En 1950 arrive sa première commande. Roy Stryker, maître d'ouvrage d’un projet documentaire à grande échelle lancé par le gouvernement états-unien, lui demande de documenter la transformation de Pittsburgh, en Pennsylvanie. Erwitt prend des centaines de clichés des communautés de la « ville d’acier » vivant dans un espace en mutation, mais il est appelé sous les drapeaux avant d’avoir pu achever son projet. Coup de chance : engagé comme assistant photographe dans le régiment des transmissions du New Jersey, le private Erwitt est envoyé en Allemagne puis en France : « Une moitié d’entre nous est allée en Corée et a été décimée. L'autre moitié est allée en Europe et a passé un moment merveilleux. J’étais dans la bonne moitié. » Ses images d’un morne quotidien dans les casernes d’Europe lui valent le deuxième prix d’un concours lancé par Life Magazine.  

À Paris, il rend visite à Robert Capa, qui lui fait promettre de rejoindre Magnum Photos à la fin de son service. C’est aussi à Paris qu’il rencontre Henri Cartier-Bresson, son maître à photographier. À seulement 26 ans, il rejoint Magnum Photos et son carnet de commandes ne désemplit plus.

 

L’œil et la patte



Look, Life, Holiday, Collier’s… les grands magazines du temps s’arrachent le jeune prodige. Celui qui se définit comme photographe amateur est envoyé tirer le portrait de stars et couvrir des meetings politiques, ou engagé par des agences de tourisme pour réaliser des campagnes promotionnelles. En quelques années, Erwitt impose sa patte. Avec souplesse, il jongle entre ses travaux personnels, toujours en noir et blanc, et ses travaux de commandes, souvent en couleurs : « Ma vie est déjà trop compliquée, alors je m'en tiens au noir et blanc. C'est suffisant.

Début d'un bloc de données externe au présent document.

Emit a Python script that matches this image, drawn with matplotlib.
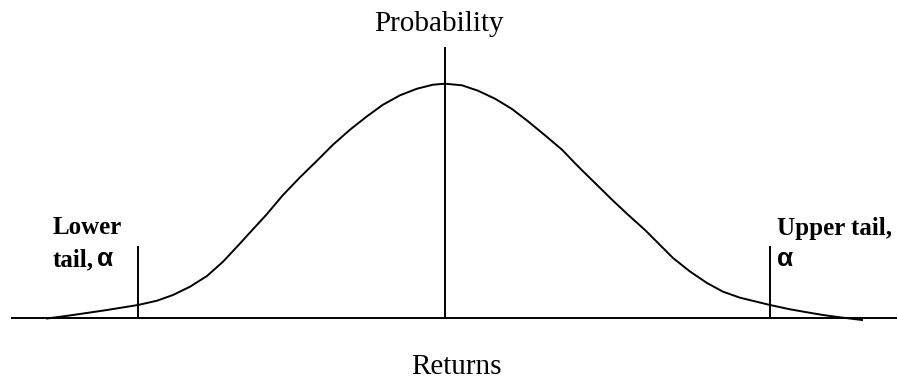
import matplotlib
matplotlib.use('Agg')
import matplotlib.pyplot as plt

# curve: returns (offset from centre) and probability height
returns = [-3.98, -3.72, -3.38, -3.07, -2.88, -2.72, -2.55, -2.38, -2.22, -2.05,
           -1.95, -1.78, -1.62, -1.45, -1.28, -1.12, -0.95, -0.78, -0.62, -0.45,
           -0.28, -0.12, 0.0, 0.17, 0.33, 0.5, 0.67, 0.83, 1.0, 1.17,
           1.33, 1.5, 1.67, 1.83, 2.0, 2.12, 2.28, 2.45, 2.62, 2.78,
           2.95, 3.25, 3.45, 3.62, 3.78, 3.95, 4.17]
probability = [-0.5, 3.0, 8.0, 13.0, 17.3, 23.0, 31.3, 42.0, 56.3, 74.5,
               85.5, 104.0, 123.0, 140.7, 157.3, 173.3, 188.3, 201.7, 213.3, 222.7,
               229.3, 233.3, 234.3, 232.7, 227.3, 219.3, 209.0, 196.7, 182.7, 168.3,
               151.7, 135.0, 118.3, 103.3, 88.0, 76.0, 60.0, 46.5, 35.0, 26.3,
               20.3, 13.0, 8.7, 5.7, 3.0, 0.7, -2.0]

# axis and marker lines
axis_range = [-4.34, 4.52]
centre_height = 271
lower_tail = -3.07
upper_tail = 3.25
tail_height = 72

fig = plt.figure(figsize=(8.98, 3.81), dpi=100)
ax = fig.add_axes([0, 0, 1, 1])
ax.set_xlim(-4.45, 4.53)
ax.set_ylim(-63, 318)
ax.axis('off')

lw = 1.4
ax.plot(axis_range, [0, 0], color='black', lw=lw, solid_capstyle='butt')
ax.plot([0, 0], [0, centre_height], color='black', lw=lw, solid_capstyle='butt')
ax.plot([lower_tail, lower_tail], [0, tail_height], color='black', lw=lw, solid_capstyle='butt')
ax.plot([upper_tail, upper_tail], [0, tail_height], color='black', lw=lw, solid_capstyle='butt')
ax.plot(returns, probability, color='black', lw=lw, solid_joinstyle='round')

serif = 'Liberation Serif'
ax.text(-0.06, 287.3, 'Probability', family=serif, fontsize=21, ha='center', va='baseline')
ax.text(0.11, -56, 'Returns', family=serif, fontsize=21, ha='center', va='baseline')

ax.text(-3.92, 84, 'Lower', family=serif, fontsize=18, weight='bold', va='baseline')
ax.text(-3.92, 52, 'tail,', family=serif, fontsize=18, weight='bold', va='baseline')
ax.text(-3.48, 52, '\u03b1', family='Liberation Sans', fontsize=19, weight='bold', va='baseline')

ax.text(3.32, 83, 'Upper tail,', family=serif, fontsize=18, weight='bold', va='baseline')
ax.text(3.32, 52, '\u03b1', family='Liberation Sans', fontsize=19, weight='bold', va='baseline')

fig.savefig('out.png', dpi=100, facecolor='white')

Le noir et blanc permet d’obtenir l'essentiel. »

Interrogé en 2010 sur sa meilleure photo, Erwitt a répondu : « Ma meilleure photo ? Je ne l’ai pas encore prise et je travaille dessus. Peut-être demain ? » En presque soixante ans de carrière, il a fourni en tout cas à la photographie moderne un nombre incalculable d’images iconiques. Robert Doisneau (1912-1994) disait de lui qu’il avait « l’humour graphique, vif comme un clin d’œil ». L’éditeur Robert Delpire (1926-2017) ajoutait que ses images faisaient l’effet « d’aphorismes percutants. » Il n’est pas rare de sourire, voire de s’esclaffer, devant une photo d’Erwitt, c’est d’ailleurs le seul talent dont il s'enorgueillit : « Faire rire les gens est une de plus parfaites réussites qu’on puisse espérer. »

Au cours de sa très longue et très prolifique carrière - 600 000 négatifs au compteur -,  Erwitt a abordé avec le même œil pétillant et sensible de nombreux thèmes « domestiques », les rassemblant dans autant de livres : les couples (Between the Sexes, 1994), les enfants, (Kids, 2012) et les chiens, évidemment, auxquels il a consacré pas moins de cinq monographies énamourées (Son of Bitch en 1974, To the Dogs en 1992, Dog Dogs en 1998, Woof en 2005, Elliott Erwitt’s Dogs en 2008)) : « Je photographie beaucoup les chiens parce que je les aime, parce qu’ils ne refusent pas d’être photographiés et parce qu’ils ne demandent pas de tirages. » En 2019, le documentaire Silence Sounds Good de son ancienne assistante Adriana Lopez Sanfeliu a dressé le portrait d’un homme discret, parlant peu, mais toujours à bon escient, de lui-même et de son travail : « I’m serious about not being serious. »(Je prends très au sérieux le fait de ne pas l’être) Il l’a prouvé la même année en présentant son prétentieux avatar à béret, André S. Solidor (initiales ASS, « imbécile »), « artiste contemporain issu d’une colonie française des Caraïbes, je ne sais plus laquelle »,dont il a publié et exposé les travaux parodiques à Londres.

Aujourd’hui, l’infatigable nonagénaire, qui a aussi réalisé en son temps plusieurs documentaires primés, dont Beauty Knows no Pain (1971) et Glassmakers of Herat, Afghanistan (1977), s’occupe de la réorganisation de ses planches, en redécouvrant certaines, en abandonnant d’autres : « À 90 ans, mon travail est différent… Il y a un temps pour que les images nous parlent, et il y a un temps pour les écouter.»